The advantages of RASP are:
- Provides an added layer of protection for your application while it is running. It is viewed by many as a better layer of protection than the older web application firewall (WAF) since RASP lives inside the application rather than outside.
- Fits well with faster development cycles.
- Allows you to patrol for unexpected inputs.
- Provides more detailed information on an attack if and when one occurs – which means you can fix the issue faster.
The disadvantages of this emerging technology are:
- RASP tools sit on the application server, slowing down application performance.
- It’s not always possible to deploy RASP agents in production due to regulations or internal policies that prevent installation of additional software, or locked-down infrastructures such as Platform as a Service (PaaS).
- Use of RASP can lead to a false sense of security. You may think, “We don’t need to worry as much about application security because our Runtime Application Self-Protection will keep us safe.” This is not true. If RASP does identify a problem, it still needs to be fixed, and this may mean taking your application offline while you work on it.
RASP does not replace application security testing. It is a newer technology that enhances the standard application security testing process, but will not protect against all vulnerabilities.
And now, Hybrid Application Security Testing (HAST)

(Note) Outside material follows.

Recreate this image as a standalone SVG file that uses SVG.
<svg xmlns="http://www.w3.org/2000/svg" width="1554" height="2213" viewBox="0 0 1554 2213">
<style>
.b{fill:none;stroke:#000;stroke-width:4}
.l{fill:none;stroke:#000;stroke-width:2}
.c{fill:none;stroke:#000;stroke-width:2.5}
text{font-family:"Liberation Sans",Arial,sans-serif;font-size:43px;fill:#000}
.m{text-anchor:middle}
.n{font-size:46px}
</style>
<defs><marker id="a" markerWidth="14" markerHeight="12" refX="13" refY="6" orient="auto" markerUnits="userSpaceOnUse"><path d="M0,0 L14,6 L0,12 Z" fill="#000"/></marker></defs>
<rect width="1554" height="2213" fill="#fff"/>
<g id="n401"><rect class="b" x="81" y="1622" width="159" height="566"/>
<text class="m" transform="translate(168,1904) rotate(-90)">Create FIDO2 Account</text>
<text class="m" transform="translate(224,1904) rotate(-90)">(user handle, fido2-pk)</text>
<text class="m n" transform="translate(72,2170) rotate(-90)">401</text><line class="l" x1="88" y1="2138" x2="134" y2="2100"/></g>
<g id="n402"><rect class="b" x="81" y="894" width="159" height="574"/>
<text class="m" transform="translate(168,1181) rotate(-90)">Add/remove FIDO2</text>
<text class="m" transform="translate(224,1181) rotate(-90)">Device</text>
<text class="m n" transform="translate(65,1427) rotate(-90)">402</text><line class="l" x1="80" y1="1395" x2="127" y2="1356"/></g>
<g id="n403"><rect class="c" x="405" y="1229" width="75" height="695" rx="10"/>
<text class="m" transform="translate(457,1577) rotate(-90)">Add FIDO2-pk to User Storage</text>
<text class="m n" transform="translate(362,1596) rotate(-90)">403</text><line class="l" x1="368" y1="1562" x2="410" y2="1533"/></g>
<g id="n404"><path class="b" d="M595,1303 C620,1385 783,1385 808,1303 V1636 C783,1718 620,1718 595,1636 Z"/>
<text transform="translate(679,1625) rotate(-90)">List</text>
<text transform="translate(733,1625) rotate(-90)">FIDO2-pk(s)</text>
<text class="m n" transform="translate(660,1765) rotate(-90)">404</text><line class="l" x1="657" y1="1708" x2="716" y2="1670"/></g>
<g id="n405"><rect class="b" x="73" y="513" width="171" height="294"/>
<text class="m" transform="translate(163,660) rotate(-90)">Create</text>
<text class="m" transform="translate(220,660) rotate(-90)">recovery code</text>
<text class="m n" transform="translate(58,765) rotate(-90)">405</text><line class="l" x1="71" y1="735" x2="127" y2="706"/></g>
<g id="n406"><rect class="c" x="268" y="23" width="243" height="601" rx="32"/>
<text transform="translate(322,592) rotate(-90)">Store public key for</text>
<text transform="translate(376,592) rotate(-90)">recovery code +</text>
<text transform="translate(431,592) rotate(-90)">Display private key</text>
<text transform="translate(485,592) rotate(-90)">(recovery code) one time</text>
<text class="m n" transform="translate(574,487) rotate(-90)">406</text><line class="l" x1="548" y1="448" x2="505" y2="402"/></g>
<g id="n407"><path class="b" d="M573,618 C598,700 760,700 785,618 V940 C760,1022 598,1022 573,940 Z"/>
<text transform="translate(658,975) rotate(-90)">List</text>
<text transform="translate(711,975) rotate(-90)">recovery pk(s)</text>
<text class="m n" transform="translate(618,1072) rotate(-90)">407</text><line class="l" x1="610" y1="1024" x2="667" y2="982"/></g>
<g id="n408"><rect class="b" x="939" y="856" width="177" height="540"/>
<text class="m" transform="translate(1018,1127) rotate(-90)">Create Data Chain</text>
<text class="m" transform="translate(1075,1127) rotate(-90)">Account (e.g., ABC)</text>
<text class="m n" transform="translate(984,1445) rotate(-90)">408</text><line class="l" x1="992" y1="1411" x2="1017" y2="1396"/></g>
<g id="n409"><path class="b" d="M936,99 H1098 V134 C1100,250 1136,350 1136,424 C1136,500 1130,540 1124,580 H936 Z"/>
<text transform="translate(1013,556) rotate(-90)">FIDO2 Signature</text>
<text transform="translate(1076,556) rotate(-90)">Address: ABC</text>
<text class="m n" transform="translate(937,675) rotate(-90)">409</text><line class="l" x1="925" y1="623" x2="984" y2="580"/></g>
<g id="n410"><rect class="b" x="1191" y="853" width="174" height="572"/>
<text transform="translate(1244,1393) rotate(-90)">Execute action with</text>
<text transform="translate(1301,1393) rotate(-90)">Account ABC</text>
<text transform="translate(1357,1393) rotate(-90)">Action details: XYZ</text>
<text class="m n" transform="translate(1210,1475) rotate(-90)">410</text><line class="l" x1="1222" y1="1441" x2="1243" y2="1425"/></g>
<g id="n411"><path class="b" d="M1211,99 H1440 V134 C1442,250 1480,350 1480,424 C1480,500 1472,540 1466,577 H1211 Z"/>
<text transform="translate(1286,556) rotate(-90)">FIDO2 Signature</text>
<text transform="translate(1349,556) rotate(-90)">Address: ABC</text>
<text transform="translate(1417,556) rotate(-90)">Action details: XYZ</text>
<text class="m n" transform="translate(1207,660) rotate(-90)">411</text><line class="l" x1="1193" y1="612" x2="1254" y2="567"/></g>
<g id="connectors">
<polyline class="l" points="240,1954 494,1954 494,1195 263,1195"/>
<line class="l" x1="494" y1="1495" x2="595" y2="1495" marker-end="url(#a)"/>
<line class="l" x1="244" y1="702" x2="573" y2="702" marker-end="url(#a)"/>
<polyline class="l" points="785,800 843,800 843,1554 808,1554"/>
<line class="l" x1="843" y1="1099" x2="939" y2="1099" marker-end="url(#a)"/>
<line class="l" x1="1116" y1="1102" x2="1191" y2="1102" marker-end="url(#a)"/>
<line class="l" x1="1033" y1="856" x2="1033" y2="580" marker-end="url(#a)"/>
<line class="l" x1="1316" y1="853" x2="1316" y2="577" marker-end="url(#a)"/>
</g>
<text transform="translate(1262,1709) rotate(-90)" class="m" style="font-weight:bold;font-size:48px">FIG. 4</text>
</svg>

IAST and RASP are promising techniques, but as noted they both have issues with how they might affect your application as it runs for your users. To achieve the security benefits of run-time knowledge during the development process, but not in a way that affects your users, we devised a hybrid approach to obtain run-time code execution insight during Dynamic testing, using agent technology, and combined those insights with Static testing to make it faster and easier to locate and fix those vulnerabilities most accessible to attackers.
We’ve taken to calling this Hybrid Application Security Testing, or HAST, to highlight its role as part of the overall application security testing process. HAST merges and correlates the results from SAST tools and DAST tools to focus your efforts on the vulnerabilities that matter most, and deliver a huge benefit to application security testing.
SAST tools identify potential vulnerabilities. Results need to be cross-referenced with issues found by DAST tools to determine if potential vulnerabilities are exploitable threats.
HAST accomplishes this, combining and correlating the results from both types of tools. You are able to identify which vulnerabilities are truly exploitable, and should be at the top of your remediation list.
HAST once again uses the same technology as IAST and RASP, by installing an agent within the application. The agent works in the running application while DAST penetration testing is taking place, and identifies which DAST findings are associated with which SAST findings.
The latest version of Code Dx Enterprise now offers HAST. More information on this new capability is coming soon.
These newer application security testing tools make application security testing better. But they do not replace SAST and DAST tools.
A proper application security testing strategy uses SAST, DAST, IAST, RASP, and HAST to identify vulnerabilities, prioritize them, and provide an extra layer of protection against attack.
But you still need to fix the issues that are found, which requires a remediation process. Using the right tools gives you comprehensive coverage, and streamlines the entire process by automatically correlating results to help you identify those that need immediate attention.
As new tools and technologies emerge, you need to educate yourself to see how you can keep your application secure.